If a system is evolving that is trying to maintain itself in a good homeostatic balance between to deadly extremes, one would expect it to have more robust defenses against the swift killer than against the slow one.  The fine tuning that controls the level of blood sugar, blood pressure and intake of nutrition is not symmetrical.  It will respond more dramatically to a challenge in one direction than another.

Well and good.  So we are equipped to survive many kinds of challenge.  Then stir the gene pool up, mixing genes and control signals from different sources.  Look what happens to blood sugar as the genes get scrambled.  Some of the mismatches of tuning will tend to drive the blood sugar down.  Others will tend to elevate it.  But since the systems that support blood sugar are more vigorous than those that limit it, the net effect if there is a problem will usually be to raise the blood sugar.

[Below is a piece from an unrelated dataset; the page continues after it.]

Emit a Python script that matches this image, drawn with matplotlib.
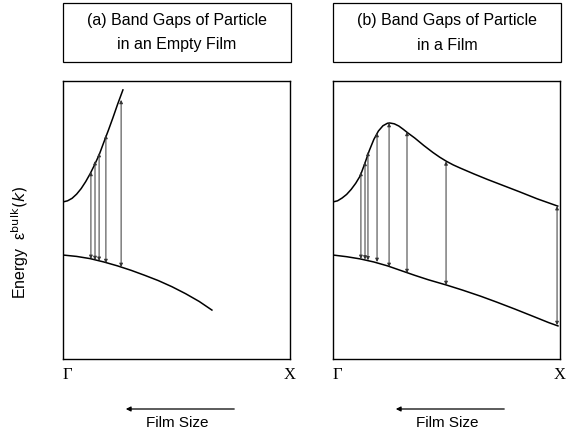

The same logic holds for nutrition and for blood pressure.  In other words, accepting as I propose that starvation is worse than obesity, shock worse than hypertension and hypoglycemia worse than diabetes, then the metabolic syndrome is predictable any time the gene pool size gets out of hand, as it probably did in Neolithic times too. 

We should have known this would happen.  The only way it could not happen would be that evolution never occurred AND we were designed by a total incompetent.  I confess I have had my moments of doubt, but in all my life I have never heard anyone seriously maintain both of those notions. 

Like so many things, this theory can be tested.  Again, we could turn to the Iceland study.  I do not know whether they have a significant problem with metabolic syndrome like so many other rich countries, but if they do it would be very simple to count up a bunch of obese people and an age matched bunch of lean people and then use the work they have already done on relatedness and fertility and to see if there was a correlation between metabolic syndrome and a low degree of relatedness. 

The problem is so important and the study would be so easy that it is hard to imagine it not happening.

But maybe metabolic syndrome does not occur in Iceland.  Since they are the most homogenous population in the world, that would already be a clue.  Otherwise, someone ought to undertake the serious and difficult task of making the same comparison in a rich, fat society with incomplete genealogical records.